As the majority correctly notes, a stipulation to a prior conviction is certainly a matter of trial strategy. Indeed, because the admission of the name and nature of a prior offense carries with it the risk of unfair prejudice to a defendant, where a defendant offers to stipulate to the existence of an unnamed prior conviction that is an element of the charged offense, a trial court violates ER 403 by not accepting the stipulation. Old Chief v. United States, 519 U.S. 172, 191, 117 S. Ct. 644, 136 L. Ed. 2d 574 (1997). Moreover, it is true that “the choice of trial tactics, the action to be taken or avoided, and the methodology to be employed must rest in the attorney's judgment.” State v. Piche, 71 Wn.2d 583, 590, 430 P.2d 522 (1967). Nevertheless, the waiver of a constitutional right — even where strategic considerations inform that choice — cannot be involuntary. See, e.g., State v. Woods, 143 Wn.2d 561, 608-09, 23 P.3d 1046 (2001) (holding that waiver of capital defendant’s constitutional right to present relevant evidence in mitigation for the purposes of sentencing must be “knowing, intelligent, and voluntary” but that, because decision “is one that is influenced by trial strategy,” a judge may presume a knowing waiver from the defendant’s conduct).
Of course, it is rare for a defendant to object, on the record, to defense counsel’s decision to stipulate to the fact of a prior conviction. Accordingly, in the vast majority of cases, the defendant’s consent to the stipulation may properly be presumed, Ferreboeuf, 632 F.2d at 836, and a trial court will not err by accepting the stipulation.

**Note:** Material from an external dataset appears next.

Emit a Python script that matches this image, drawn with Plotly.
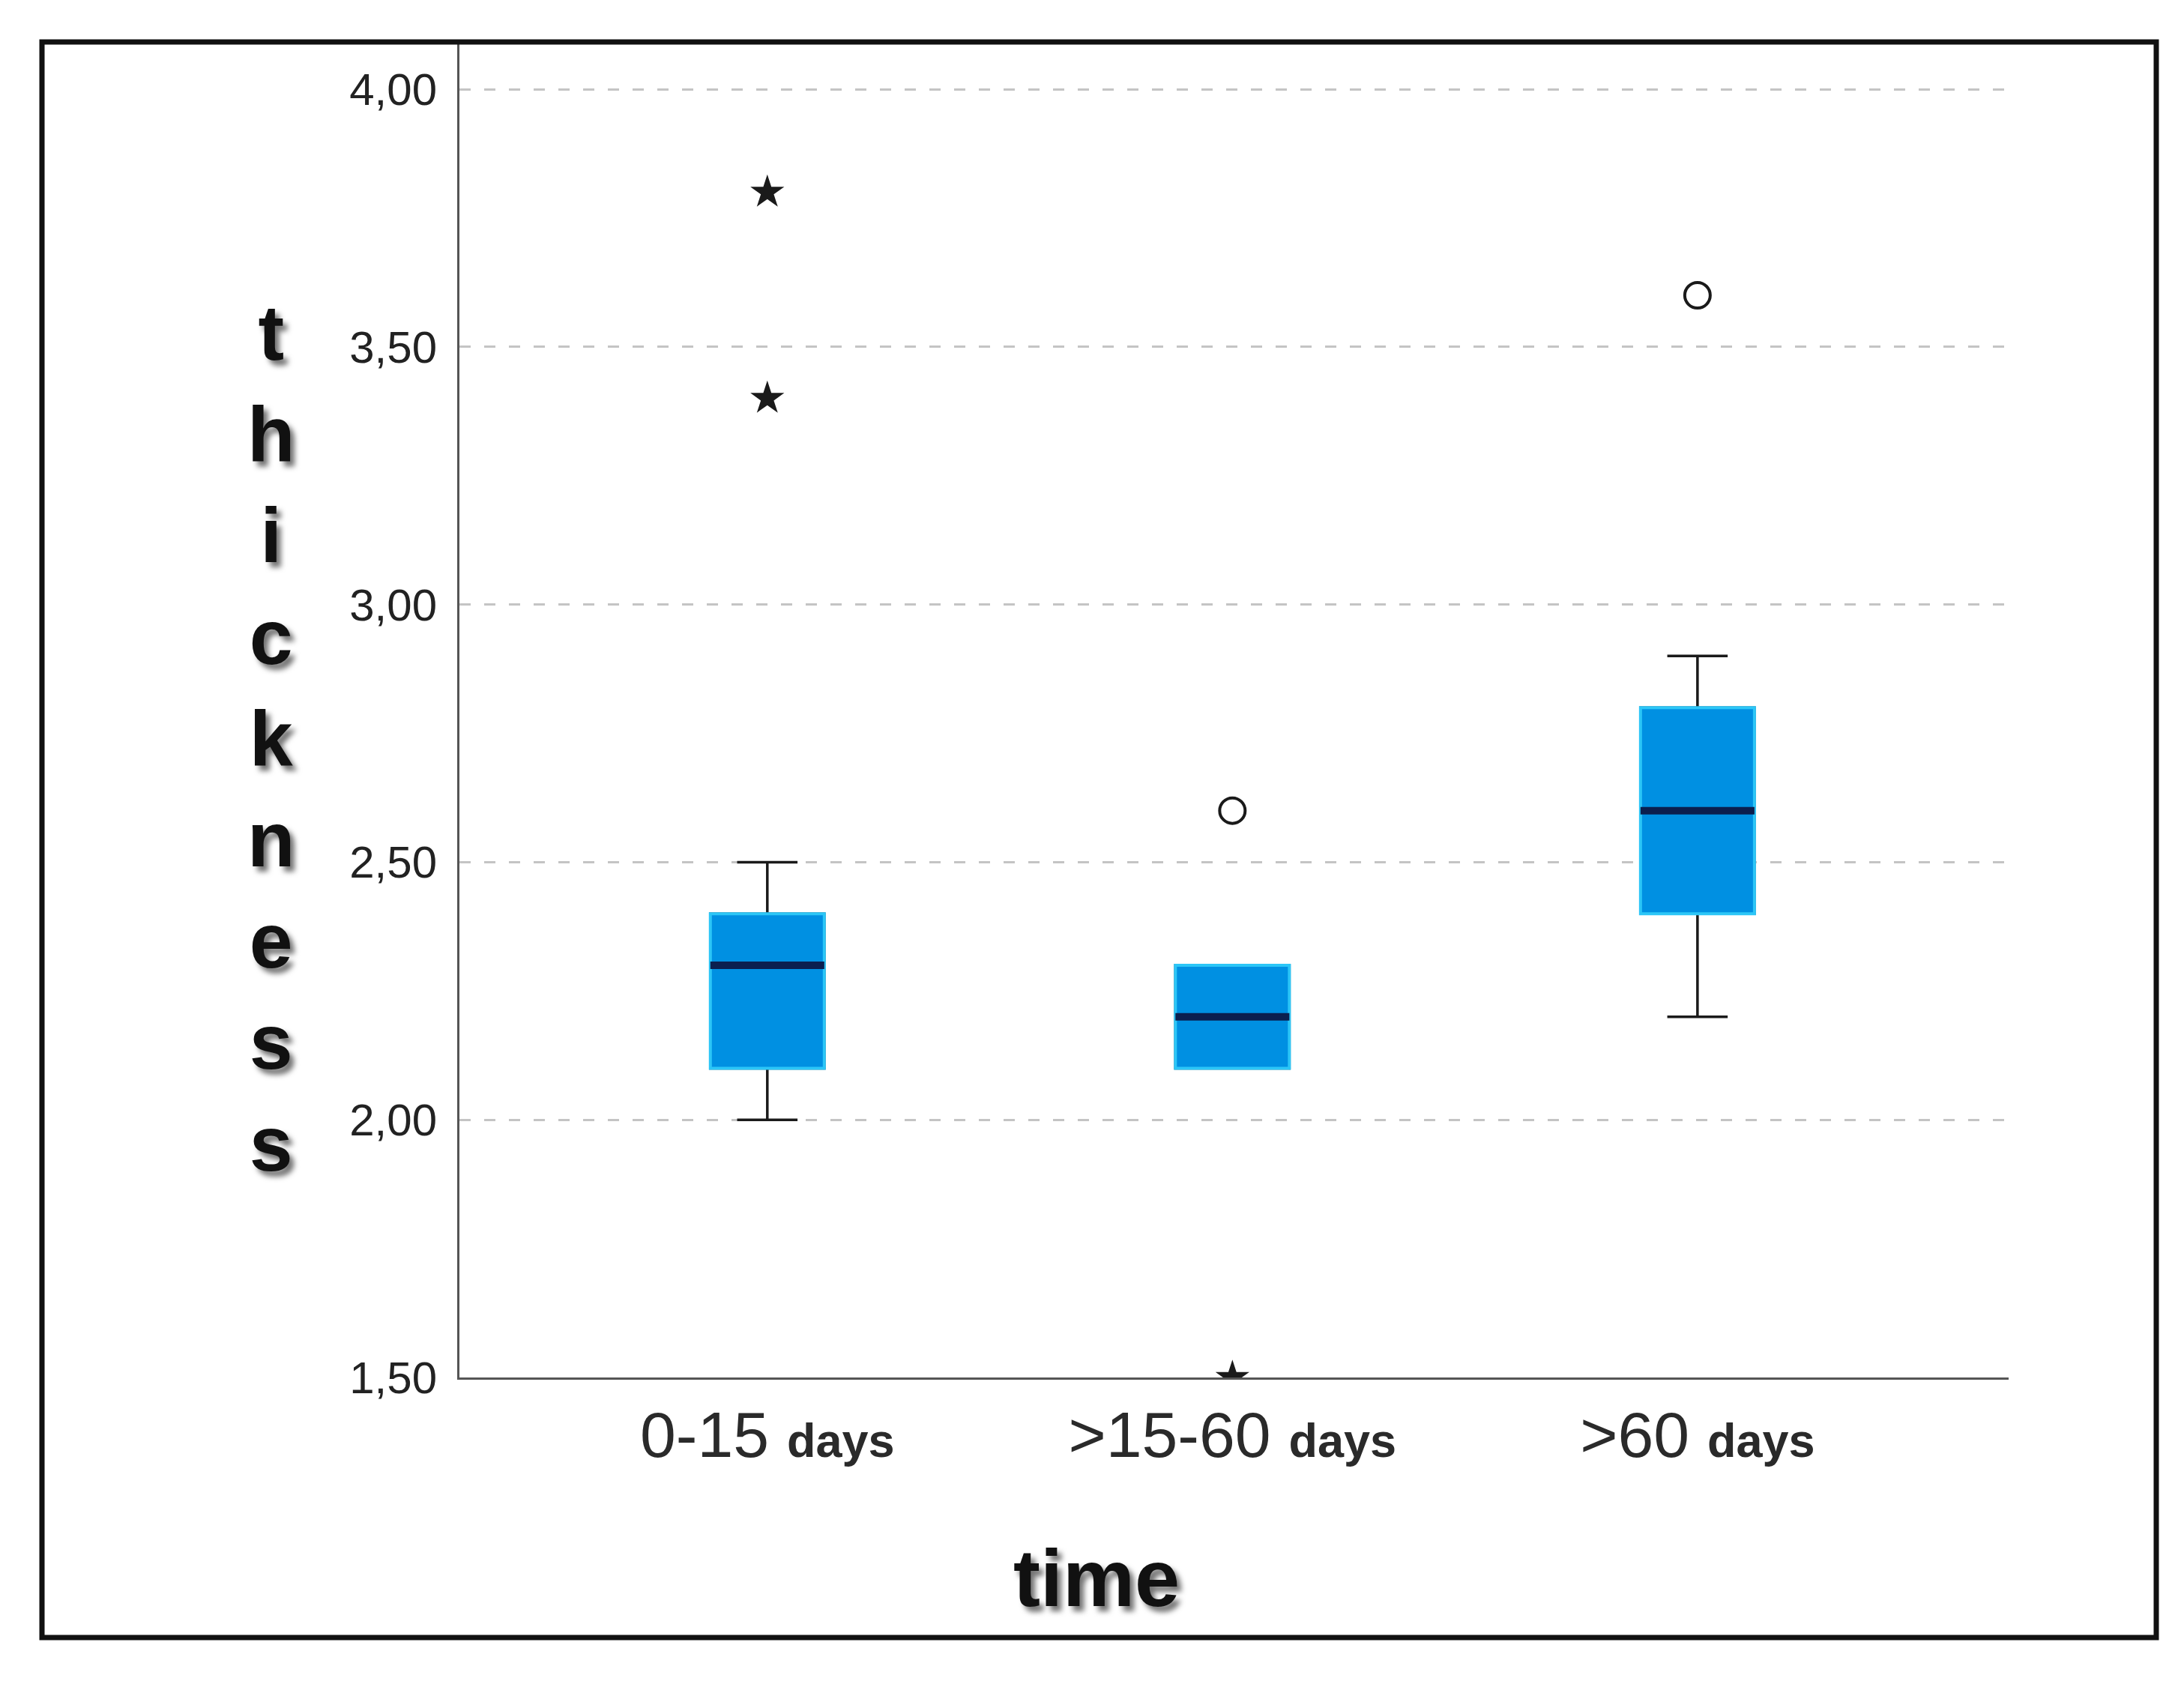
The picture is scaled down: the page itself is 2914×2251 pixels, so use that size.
import plotly.graph_objects as go

# ---- data ----
categories = ["0-15", ">15-60", ">60"]
q1 = [2.1, 2.1, 2.4]
median = [2.3, 2.2, 2.6]
q3 = [2.4, 2.3, 2.8]
lower_whisker = [2.0, 2.1, 2.2]
upper_whisker = [2.5, 2.3, 2.9]
extreme_x = ["0-15", "0-15", ">15-60"]
extreme_y = [3.8, 3.4, 1.5]
outlier_x = [">15-60", ">60"]
outlier_y = [2.6, 3.6]
y_ticks = [1.5, 2.0, 2.5, 3.0, 3.5, 4.0]
y_tick_labels = ["1,50", "2,00", "2,50", "3,00", "3,50", "4,00"]
x_tick_labels = ["0-15 <b><span style='font-size:63px'>days</span></b>",
                 ">15-60 <b><span style='font-size:63px'>days</span></b>",
                 ">60 <b><span style='font-size:63px'>days</span></b>"]

W, H = 2914, 2251
OFF = 8  # page body margin
PL, PR, PT, PB = 613 - OFF, 2680 - OFF, 59 - OFF, 1838 - OFF

BOX_W = 0.245
FILL = "#0090e2"
EDGE = "#2cc6f7"
MED = "#0b1f4f"

fig = go.Figure()

# whiskers (black)
fig.add_trace(go.Box(
    x=categories, q1=q1, median=median, q3=q3,
    lowerfence=lower_whisker, upperfence=upper_whisker,
    width=BOX_W, whiskerwidth=0.53, boxpoints=False,
    line=dict(color="#1a1a1a", width=3.5), fillcolor="rgba(0,0,0,0)",
    hoverinfo="skip", showlegend=False))
# box body
fig.add_trace(go.Box(
    x=categories, q1=q1, median=median, q3=q3,
    lowerfence=q1, upperfence=q3,
    width=BOX_W, whiskerwidth=0, boxpoints=False,
    line=dict(color=EDGE, width=4), fillcolor=FILL,
    hoverinfo="skip", showlegend=False))
# median line
fig.add_trace(go.Box(
    x=categories, q1=median, median=median, q3=median,
    lowerfence=median, upperfence=median,
    width=BOX_W, whiskerwidth=0, boxpoints=False,
    line=dict(color=MED, width=10), fillcolor="rgba(0,0,0,0)",
    hoverinfo="skip", showlegend=False))

# extremes (stars)
fig.add_trace(go.Scatter(
    x=extreme_x, y=extreme_y, mode="markers",
    marker=dict(symbol="star", size=34, color="#1a1a1a",
                line=dict(color="#1a1a1a", width=0)),
    cliponaxis=True, showlegend=False, hoverinfo="skip"))
# outliers (circles)
fig.add_trace(go.Scatter(
    x=outlier_x, y=outlier_y, mode="markers",
    marker=dict(symbol="circle-open", size=34, color="#1a1a1a",
                line=dict(color="#1a1a1a", width=4)),
    cliponaxis=False, showlegend=False, hoverinfo="skip"))

def px_x(px):
    return (px - OFF - PL) / (PR - PL)

def px_y(py):
    return (PB - (py - OFF)) / (PB - PT)

shadow = "6px 7px 7px rgba(0,0,0,0.55)"

fig.add_annotation(
    xref="paper", yref="paper", x=px_x(362), y=px_y(985),
    xanchor="center", yanchor="middle", showarrow=False, align="center",
    text="<br>".join(list("thickness")),
    font=dict(family="Liberation Sans, Arial, sans-serif", size=104,
              color="#111111", weight="bold", shadow=shadow))
fig.add_annotation(
    xref="paper", yref="paper", x=px_x(1463), y=px_y(2105),
    xanchor="center", yanchor="middle", showarrow=False,
    text="time",
    font=dict(family="Liberation Sans, Arial, sans-serif", size=108,
              color="#111111", weight="bold", shadow=shadow))

# outer frame
fig.add_shape(type="rect", xref="paper", yref="paper",
              x0=px_x(56), x1=px_x(2877), y0=px_y(2185), y1=px_y(56),
              line=dict(color="#111111", width=7), layer="above")

fig.update_layout(
    width=W, height=H,
    margin=dict(l=PL, r=W - PR, t=PT, b=H - PB, pad=0),
    paper_bgcolor="white", plot_bgcolor="white",
    boxmode="overlay", showlegend=False,
    font=dict(family="Liberation Sans, Arial, sans-serif", color="#222222"),
    xaxis=dict(
        type="category", categoryorder="array", categoryarray=categories,
        range=[-0.662, 2.669], tickmode="array", tickvals=categories,
        ticktext=x_tick_labels, showgrid=False, zeroline=False,
        showline=True, linecolor="#555555", linewidth=3, ticks="",
        tickfont=dict(size=86, color="#2a2a2a"), ticklabelstandoff=0),
    yaxis=dict(
        range=[1.5, 4.0873], tickmode="array", tickvals=y_ticks,
        ticktext=y_tick_labels, showgrid=True, gridcolor="#c4c4c4",
        gridwidth=3, griddash="15px,18px", zeroline=False,
        showline=True, linecolor="#555555", linewidth=3, ticks="",
        tickfont=dict(size=60, color="#222222"), ticklabelstandoff=15),
)

fig.write_html("out.html")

Indeed, the majority’s analysis fails even on its own terms. Given that the stipulation was the only evidence presented at trial of Humphries’ previous conviction, it would strain credulity to accept the majority’s suggestion that the trial court’s error in accepting the stipulation had no practical and identifiable consequences in the case.
Similarly, it makes no difference that such evidence was offered at sentencing.